The Rubrics of The French Dispatch
Such hardship is experienced through the art of journalism while watching The French Dispatch. The film is divided into several short stories, which does not necessarily make it an ordinary anthology. Instead, the rubric or article in the magazine corresponds to each short story, complete with the title, article’s author, and other information that the audience usually encounters on magazine pages. These rubrics cover various topics such as culinary, politics, art, and local cultural travel.
The context of the narrative in the film is that the French Dispatch magazine is in mourning as their editor died suddenly. In his will, he stated that the magazine will be closed.
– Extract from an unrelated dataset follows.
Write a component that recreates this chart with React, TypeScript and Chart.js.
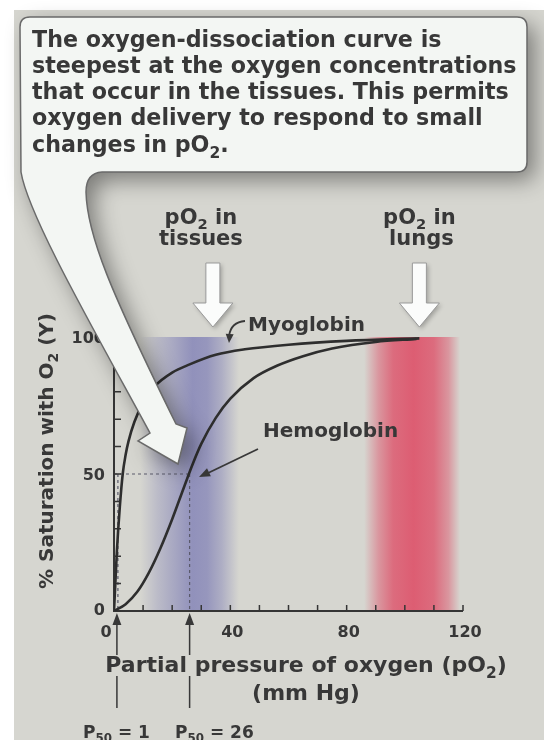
import React, { useEffect, useRef } from "react";
import { Chart, registerables } from "chart.js";

Chart.register(...registerables);

// ---- data ----
const myoglobinPO2 = [0, 0.5, 1, 2, 3, 4, 5, 7, 10, 14, 20, 26, 35, 45, 60, 80, 105];
const myoglobinSat = [0, 11, 22, 38, 50, 57, 62, 69, 76, 82, 87, 90, 93.5, 95.5, 97.2, 98.6, 99.5];
const hemoglobinPO2 = [0, 4, 8, 12, 16, 20, 24, 27, 30, 35, 40, 48, 56, 65, 75, 90, 104];
const hemoglobinSat = [0, 2.5, 7, 14, 23, 33.5, 45, 53.5, 61, 70.5, 77.5, 85, 89.5, 93, 95.8, 98.2, 99.3];
const xTickLabels = [0, 40, 80, 120];
const yTickLabels = [0, 50, 100];
const minorTickStep = 10;
const tissueRange = [9, 43];
const lungRange = [86, 119];
const tissuePO2 = 34;
const lungPO2 = 105;
const p50Values = [1, 26];
const p50Labels = ["1", "26"];
const calloutLines = [
  "The oxygen-dissociation curve is",
  "steepest at the oxygen concentrations",
  "that occur in the tissues. This permits",
  "oxygen delivery to respond to small",
];

const FONT = '"DejaVu Sans", "Liberation Sans", sans-serif';
const INK = "#383838";

type Part = [string, boolean];

function drawParts(
  ctx: CanvasRenderingContext2D,
  parts: Part[],
  x: number,
  y: number,
  size: number,
  align: "left" | "center" | "right"
) {
  const sub = size * 0.7;
  ctx.textAlign = "left";
  ctx.textBaseline = "alphabetic";
  const widths = parts.map(([t, s]) => {
    ctx.font = `bold ${s ? sub : size}px ${FONT}`;
    return ctx.measureText(t).width;
  });
  const total = widths.reduce((a, b) => a + b, 0);
  let cx = align === "center" ? x - total / 2 : align === "right" ? x - total : x;
  parts.forEach(([t, s], i) => {
    ctx.font = `bold ${s ? sub : size}px ${FONT}`;
    ctx.fillText(t, cx, s ? y + size * 0.25 : y);
    cx += widths[i];
  });
}

function calloutPath(ctx: CanvasRenderingContext2D) {
  ctx.beginPath();
  ctx.moveTo(30, 17);
  ctx.lineTo(517, 17);
  ctx.quadraticCurveTo(527, 17, 527, 27);
  ctx.lineTo(527, 162);
  ctx.quadraticCurveTo(527, 172, 517, 172);
  ctx.lineTo(102, 172);
  ctx.quadraticCurveTo(86, 173, 86, 192);
  ctx.bezierCurveTo(87, 235, 110, 290, 176, 424);
  ctx.lineTo(187, 428);
  ctx.lineTo(178, 464);
  ctx.lineTo(138, 441);
  ctx.lineTo(150, 433);
  ctx.bezierCurveTo(94, 330, 28, 215, 21, 172);
  ctx.lineTo(20, 27);
  ctx.quadraticCurveTo(20, 17, 30, 17);
  ctx.closePath();
}

function fatArrow(ctx: CanvasRenderingContext2D, x: number) {
  ctx.beginPath();
  ctx.moveTo(x - 7, 263);
  ctx.lineTo(x + 7, 263);
  ctx.lineTo(x + 7, 303);
  ctx.lineTo(x + 20, 303);
  ctx.lineTo(x, 327);
  ctx.lineTo(x - 20, 303);
  ctx.lineTo(x - 7, 303);
  ctx.closePath();
  ctx.save();
  ctx.shadowColor = "rgba(0,0,0,0.25)";
  ctx.shadowBlur = 4;
  ctx.shadowOffsetX = 2;
  ctx.shadowOffsetY = 2;
  ctx.fillStyle = "#fbfcfb";
  ctx.fill();
  ctx.restore();
  ctx.strokeStyle = "#9a9a9a";
  ctx.lineWidth = 1;
  ctx.stroke();
}

function arrowHead(ctx: CanvasRenderingContext2D, fx: number, fy: number, tx: number, ty: number, len: number, half: number) {
  const dx = tx - fx;
  const dy = ty - fy;
  const d = Math.hypot(dx, dy);
  const ux = dx / d;
  const uy = dy / d;
  const bx = tx - ux * len;
  const by = ty - uy * len;
  ctx.beginPath();
  ctx.moveTo(tx, ty);
  ctx.lineTo(bx - uy * half, by + ux * half);
  ctx.lineTo(bx + uy * half, by - ux * half);
  ctx.closePath();
  ctx.fill();
}

const figurePlugin = {
  id: "figure",
  beforeDraw(chart: any) {
    const { ctx, width, height } = chart;
    ctx.save();
    ctx.fillStyle = "#ffffff";
    ctx.fillRect(0, 0, width, height);
    ctx.fillStyle = "#d6d6d0";
    ctx.fillRect(14, 10, width - 14, height - 10);
    ctx.restore();
  },
  beforeDatasetsDraw(chart: any) {
    const { ctx, chartArea } = chart;
    const xs = chart.scales.x;
    const ys = chart.scales.y;
    const top = chartArea.top;
    const bottom = chartArea.bottom;
    ctx.save();

    // tissue (blue) band
    const tx0 = xs.getPixelForValue(tissueRange[0]);
    const tx1 = xs.getPixelForValue(tissueRange[1]);
    const tg = ctx.createLinearGradient(tx0, 0, tx1, 0);
    const tStops: [number, number][] = [[9, 0], [15, 0.25], [21, 0.45], [27, 0.65], [32, 0.6], [37, 0.38], [43, 0]];
    tStops.forEach(([p, a]) => tg.addColorStop((p - tissueRange[0]) / (tissueRange[1] - tissueRange[0]), `rgba(108,108,176,${a})`));
    ctx.fillStyle = tg;
    ctx.fillRect(tx0, top, tx1 - tx0, bottom - top);

    // lung (red) band
    const lx0 = xs.getPixelForValue(lungRange[0]);
    const lx1 = xs.getPixelForValue(lungRange[1]);
    const lg = ctx.createLinearGradient(lx0, 0, lx1, 0);
    const lStops: [number, number][] = [[86, 0], [91, 0.45], [96, 0.75], [103, 0.85], [110, 0.75], [115, 0.45], [119, 0]];
    lStops.forEach(([p, a]) => lg.addColorStop((p - lungRange[0]) / (lungRange[1] - lungRange[0]), `rgba(222,72,98,${a})`));
    ctx.fillStyle = lg;
    ctx.fillRect(lx0, top, lx1 - lx0, bottom - top);

    // dotted guides for P50
    const y50 = ys.getPixelForValue(50);
    const x26 = xs.getPixelForValue(p50Values[1]);
    const x1 = xs.getPixelForValue(p50Values[0]);
    ctx.strokeStyle = "#5a5a6a";
    ctx.lineWidth = 1.2;
    ctx.setLineDash([3, 3]);
    ctx.beginPath();
    ctx.moveTo(chartArea.left, y50);
    ctx.lineTo(x26, y50);
    ctx.moveTo(x26, y50);
    ctx.lineTo(x26, bottom);
    ctx.moveTo(x1 + 1, y50);
    ctx.lineTo(x1 + 1, bottom);
    ctx.stroke();
    ctx.setLineDash([]);

    // axes
    ctx.strokeStyle = "#353535";
    ctx.lineWidth = 2;
    ctx.beginPath();
    ctx.moveTo(chartArea.left, top);
    ctx.lineTo(chartArea.left, bottom);
    ctx.lineTo(chartArea.right, bottom);
    ctx.stroke();

    // inward minor ticks
    ctx.lineWidth = 1.5;
    ctx.beginPath();
    for (let v = ys.min; v <= ys.max; v += minorTickStep) {
      const py = ys.getPixelForValue(v);
      ctx.moveTo(chartArea.left, py);
      ctx.lineTo(chartArea.left + 7, py);
    }
    for (let v = xs.min; v <= xs.max; v += minorTickStep) {
      const px = xs.getPixelForValue(v);
      ctx.moveTo(px, bottom);
      ctx.lineTo(px, bottom - 6);
    }
    ctx.stroke();
    ctx.restore();
  },
  afterDatasetsDraw(chart: any) {
    const { ctx, chartArea } = chart;
    const xs = chart.scales.x;
    const ys = chart.scales.y;
    const bottom = chartArea.bottom;
    ctx.save();
    ctx.fillStyle = INK;
    ctx.strokeStyle = INK;

    // tick labels
    xTickLabels.forEach((v) => {
      const px = xs.getPixelForValue(v) + (v === xs.min ? -8 : 2);
      drawParts(ctx, [[String(v), false]], px, 637, 16, "center");
    });
    yTickLabels.forEach((v) => {
      const py = ys.getPixelForValue(v);
      drawParts(ctx, [[String(v), false]], chartArea.left - 9, py + (v === ys.min ? 4 : 6), 16, "right");
    });

    // x-axis title
    drawParts(ctx, [["Partial pressure of oxygen (pO", false], ["2", true], [")", false]], 306, 672, 22, "center");
    drawParts(ctx, [["(mm Hg)", false]], 306, 700, 22, "center");

    // y-axis title (rotated)
    ctx.save();
    ctx.translate(53, 451);
    ctx.rotate(-Math.PI / 2);
    drawParts(ctx, [["% Saturation with O", false], ["2", true], [" (Y)", false]], 0, 0, 20, "center");
    ctx.restore();

    // P50 arrows below the axis
    p50Values.forEach((v) => {
      const px = xs.getPixelForValue(v);
      ctx.beginPath();
      ctx.moveTo(px, bottom + 2);
      ctx.lineTo(px - 4.5, bottom + 14);
      ctx.lineTo(px + 4.5, bottom + 14);
      ctx.closePath();
      ctx.fill();
      ctx.lineWidth = 1.5;
      ctx.beginPath();
      ctx.moveTo(px, bottom + 13);
      ctx.lineTo(px, 655);
      ctx.moveTo(px, 676);
      ctx.lineTo(px, 708);
      ctx.stroke();
    });
    drawParts(ctx, [["P", false], ["50", true], [" = " + p50Labels[0], false]], 83, 738, 17, "left");
    drawParts(ctx, [["P", false], ["50", true], [" = " + p50Labels[1], false]], 175, 738, 17, "left");

    // curve labels
    drawParts(ctx, [["Myoglobin", false]], 248, 331, 20, "left");
    ctx.lineWidth = 1.8;
    ctx.beginPath();
    ctx.moveTo(245, 321);
    ctx.quadraticCurveTo(231, 322, 229, 336);
    ctx.stroke();
    arrowHead(ctx, 230, 330, 229, 343, 9, 4);

    drawParts(ctx, [["Hemoglobin", false]], 263, 437, 20, "left");
    ctx.beginPath();
    ctx.moveTo(258, 449);
    ctx.lineTo(206, 474);
    ctx.stroke();
    arrowHead(ctx, 258, 449, 199, 477, 11, 4.5);

    // callout
    ctx.save();
    calloutPath(ctx);
    ctx.shadowColor = "rgba(0,0,0,0.42)";
    ctx.shadowBlur = 22;
    ctx.shadowOffsetX = 8;
    ctx.shadowOffsetY = 8;
    ctx.fillStyle = "#f3f6f3";
    ctx.fill();
    ctx.restore();
    calloutPath(ctx);
    ctx.strokeStyle = "#6a6a6a";
    ctx.lineWidth = 1.5;
    ctx.stroke();

    ctx.fillStyle = INK;
    const baselines = [47, 73, 99, 125];
    calloutLines.forEach((line, i) => drawParts(ctx, [[line, false]], 32, baselines[i], 22.2, "left"));
    drawParts(ctx, [["changes in pO", false], ["2", true], [".", false]], 32, 152, 22.2, "left");

    // pO2 arrows and labels
    const tX = xs.getPixelForValue(tissuePO2);
    const lX = xs.getPixelForValue(lungPO2);
    fatArrow(ctx, tX);
    fatArrow(ctx, lX);
    ctx.fillStyle = INK;
    drawParts(ctx, [["pO", false], ["2", true], [" in", false]], tX - 12, 224, 21, "center");
    drawParts(ctx, [["tissues", false]], tX - 12, 245, 21, "center");
    drawParts(ctx, [["pO", false], ["2", true], [" in", false]], lX, 224, 21, "center");
    drawParts(ctx, [["lungs", false]], lX + 2, 245, 21, "center");

    ctx.restore();
  },
};

export default function App() {
  const canvasRef = useRef<HTMLCanvasElement | null>(null);

  useEffect(() => {
    document.body.style.margin = "0";
    const canvas = canvasRef.current;
    if (!canvas) return;
    const chart = new Chart(canvas, {
      type: "line",
      data: {
        datasets: [
          {
            label: "Myoglobin",
            data: myoglobinPO2.map((x, i) => ({ x, y: myoglobinSat[i] })),
            borderColor: "#2e2e2e",
            borderWidth: 2.6,
            pointRadius: 0,
            cubicInterpolationMode: "monotone",
            fill: false,
          },
          {
            label: "Hemoglobin",
            data: hemoglobinPO2.map((x, i) => ({ x, y: hemoglobinSat[i] })),
            borderColor: "#2e2e2e",
            borderWidth: 2.6,
            pointRadius: 0,
            cubicInterpolationMode: "monotone",
            fill: false,
          },
        ],
      },
      options: {
        animation: false,
        responsive: false,
        devicePixelRatio: 1,
        layout: { padding: { left: 114, right: 81, top: 337, bottom: 129 } },
        plugins: { legend: { display: false }, tooltip: { enabled: false } },
        scales: {
          x: { type: "linear", min: 0, max: 120, display: false },
          y: { type: "linear", min: 0, max: 100, display: false },
        },
      },
      plugins: [figurePlugin],
    });
    return () => chart.destroy();
  }, []);

  return (
    <div style={{ width: 544, height: 740 }}>
      <canvas ref={canvasRef} width={544} height={740} />
    </div>
  );
}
Therefore, the journalists gather to work on the last issue of the magazine. The articles that later become the film are the last writings of several journalists, prepared to be published in this final edition. Towards the end of the film, the audience will see them all coming together to write an obituary for the editor.
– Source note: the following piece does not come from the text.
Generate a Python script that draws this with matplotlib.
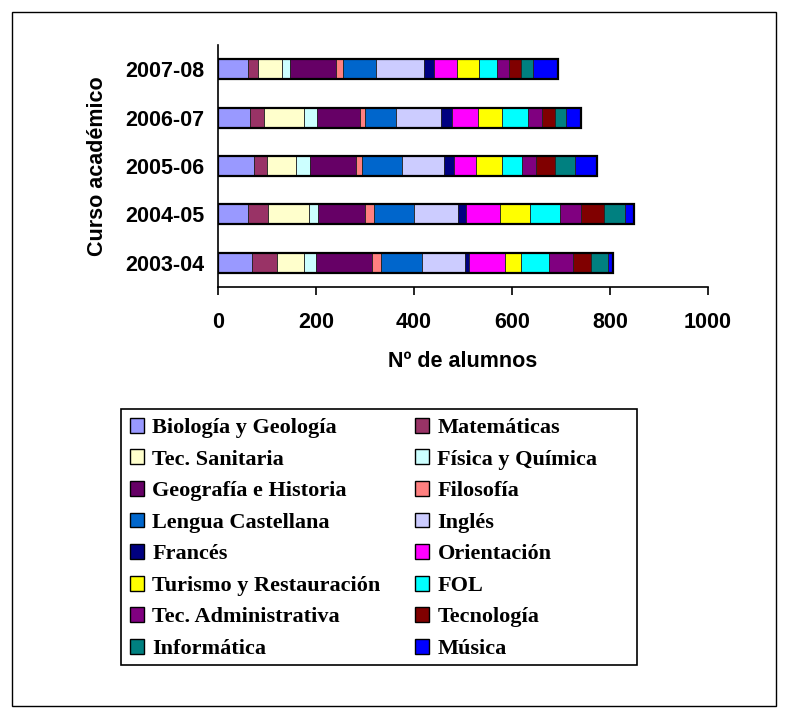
import matplotlib
matplotlib.use("Agg")
import matplotlib.pyplot as plt
from matplotlib.patches import Rectangle, Patch
import numpy as np

years = ["2003-04", "2004-05", "2005-06", "2006-07", "2007-08"]
subjects = ["Biología y Geología", "Matemáticas", "Tec. Sanitaria", "Física y Química",
            "Geografía e Historia", "Filosofía", "Lengua Castellana", "Inglés",
            "Francés", "Orientación", "Turismo y Restauración", "FOL",
            "Tec. Administrativa", "Tecnología", "Informática", "Música"]
colors = ["#9999FF", "#993366", "#FFFFCC", "#CCFFFF", "#660066", "#FF8080", "#0066CC",
          "#CCCCFF", "#000080", "#FF00FF", "#FFFF00", "#00FFFF", "#800080", "#800000",
          "#008080", "#0000FF"]

# values per subject, order of years: 2003-04 ... 2007-08
biologia   = [69, 61, 73, 65, 61]
matematicas = [52, 42, 28, 29, 20]
tec_sanitaria = [54, 82, 58, 82, 49]
fisica     = [25, 19, 29, 27, 16]
geografia  = [115, 95, 93, 86, 94]
filosofia  = [17, 19, 12, 11, 16]
lengua     = [84, 82, 82, 64, 66]
ingles     = [89, 90, 87, 92, 98]
frances    = [7, 17, 19, 22, 21]
orientacion = [73, 68, 46, 53, 46]
turismo    = [33, 61, 53, 49, 45]
fol        = [57, 61, 41, 53, 37]
tec_admin  = [50, 44, 28, 29, 24]
tecnologia = [36, 46, 38, 25, 25]
informatica = [34, 44, 41, 24, 24]
musica     = [12, 18, 46, 30, 51]

series = [biologia, matematicas, tec_sanitaria, fisica, geografia, filosofia, lengua,
          ingles, frances, orientacion, turismo, fol, tec_admin, tecnologia,
          informatica, musica]

W, H = 788, 718
fig = plt.figure(figsize=(W/100, H/100), dpi=100)
ax = fig.add_axes([218/W, 1-287/H, 490/W, (287-45)/H])

sans = "Liberation Sans"
serif = "Liberation Serif"
fs = 15.5

y = np.arange(len(years))
left = np.zeros(len(years))
handles = []
for name, vals, c in zip(subjects, series, colors):
    v = np.array(vals, dtype=float)
    ax.barh(y, v, left=left, height=0.41, color=c, edgecolor="#222222", linewidth=0.6)
    left += v
    handles.append(Patch(facecolor=c, edgecolor="black", linewidth=1.0, label=name))
ax.barh(y, left, height=0.41, fill=False, edgecolor="black", linewidth=1.6)

ax.set_xlim(0, 1000)
ax.set_ylim(-0.5, 4.5)
ax.set_xticks([0, 200, 400, 600, 800, 1000])
ax.set_yticks(y)
ax.set_yticklabels(years)
for s in ["top", "right"]:
    ax.spines[s].set_visible(False)
ax.spines["left"].set_linewidth(1.2)
ax.spines["bottom"].set_linewidth(1.2)
ax.tick_params(axis="x", length=6, width=1.2, direction="out", pad=12)
ax.tick_params(axis="y", length=0, pad=10)
for lab in ax.get_xticklabels() + ax.get_yticklabels():
    lab.set_fontfamily(sans)
    lab.set_fontweight("bold")
    lab.set_fontsize(fs)
ax.set_xlabel("Nº de alumnos", fontfamily=sans, fontweight="bold", fontsize=fs, labelpad=13)
ax.set_ylabel("Curso académico", fontfamily=sans, fontweight="bold", fontsize=fs, labelpad=12)

order = handles[0::2] + handles[1::2]
lfs = 16
leg = fig.legend(handles=order, ncol=2, loc="upper left",
                 bbox_to_anchor=(121/W, 1-409/H),
                 bbox_transform=fig.transFigure, borderaxespad=0,
                 prop={"family": serif, "weight": "bold", "size": lfs},
                 handlelength=0.65, handleheight=0.65, handletextpad=0.36,
                 labelspacing=0.51, columnspacing=1.55, frameon=False,
                 borderpad=0.4)

fig.patches.append(Rectangle((121/W, 1-665/H), (637-121)/W, (665-409)/H,
                             transform=fig.transFigure, fill=False,
                             edgecolor="black", linewidth=1.2))
fig.patches.append(Rectangle((12/W, 12/H), (776-12)/W, (706-12)/H,
                             transform=fig.transFigure, fill=False,
                             edgecolor="black", linewidth=1.0))

fig.savefig("out.png", dpi=100)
The Definition of Clickbait
The common thread of the stories is simply that each character represents an article visualized for the audience to watch. These articles come from a magazine that will no longer be published, which may create a sense of discontinuity while watching the film. However, this doesn’t mean that the film will be empty.
Wes Anderson rarely creates work that is not personally related to him. With The French Dispatch, it is evident that the director’s respect and passion flow not only for the fading art of journalism in the modern world but also for French culture. Online media has replaced magazines, changing the process, methods, and writing styles significantly.
In the modern era, articles and news focus more on speed. The priority is to publish first to garner more views, leading to bombastic titles that often offer little content, broken down into various pages. The film shows that writing articles used to be more complex and an art in itself. Reporting something was about producing a piece that could be read, followed, and contained important but detailed information.
The Art of Storytelling
The definition of storytelling as art is when such art can easily reach the audience, readers, listeners, and viewers. When journalism meets these aspects, the reported article becomes more immersive. The world of journalism and its society understands this very well, and The French Dispatch brings audiences into that world. Personally, the film is very relatable, as it changes one’s mindset to align with the understanding conveyed by the film. When conveying something, it must tell a story but adhere to the rules of writing, which vary depending on different writers. Later, it becomes a trademark of the article itself.
Wes Anderson writes a storytelling article, making it appear easy to do. However, it is not. People would still do it if it were easy, and modern journalism would not devolve into mere gossip. The film is enjoyable, and it is fascinating to see how the director visualizes magazine rubrics into an anthology. He makes the article’s author the main point of view and elevates the subject of the article to the main character.
Apart from the role of a journalist (or, in other words, a vlogger using millennial language), Owen Wilson is the unique star in all the articles. He rides his bicycle and visits different places while telling stories directly to the audience, speaking directly into the film cameras. The audience can see him travel to places that the authors of the articles will later “explore” and narrate one by one. Film critics often describe Anderson’s approach to French antiquity in this way. He plays with visuals that are beautiful yet comical to the audience. Besides being introduced at the beginning, it is also used to explain the fictional city of Ennui-sur-Blasé, which means “boredom-on-apathy,” where the film takes place.
The second article tells the story of Benicio del Toro, who is a convicted murderer with an extraordinary talent for painting. His muse and model are a female warden, who also becomes his lover. The story ends intriguingly when one of the characters does something surprising to his paintings, as he is asked to paint for an exhibition. It is easiest to enjoy when the happenings and motivations are clear.
The part that comes from the art exhibition article alludes to many things, including the exploitation in art and the hidden talent concealed by one small thing.
The Chairman of Manifesto and the Chef
The third article is one of the hilarious ones, dealing with political records that reference real journalistic reports from the history of The New Yorker. When outsider writers get into trouble, their writing may not be as neutral as it should be. The part starring Timothée Chalamet and Frances McDormand is presented humorously, not seriously. For example, the political case revolves around a protest by students who wanted boys to go to girls’ dormitories. The later negotiations involve Chalamet as the chairman of the manifesto, playing chess with the government separately. However, as comedy functions, this section includes a lot of symbolism and sarcasm.
The last article is an interview conducted by Jeffrey Wright with a chef who chose to work in prison until he later became involved in handling a kidnapping case. The audience watches the article in the form of a talk show with snippets of scenes told by the chef. This part has the most action, is difficult to digest, and takes time to become animated in specific parts.
A Love Letter to Journalism
Anderson crafts scene after scene unmitigated, using color to further differentiate perspectives. The audience will witness the same scene, but the film changes colors from black and white to vibrant, adding visual uniqueness. Despite this, it becomes challenging for the audience to follow the film with its numerous characters, colors, and absurd humor. However, there should be no reason to feel sleepy or bored while watching the film, even with so many creations.
The French Dispatch and the art of journalism do not concern themselves with being easy to digest. Instead, it serves as a love letter to the disappearing art of journaling. All attention is devoted to creating a world of boredom and apathy. The characters and comedy may not directly connect with the audience, but they are mobilized to turn the film into a visual magazine with a barrage of stories.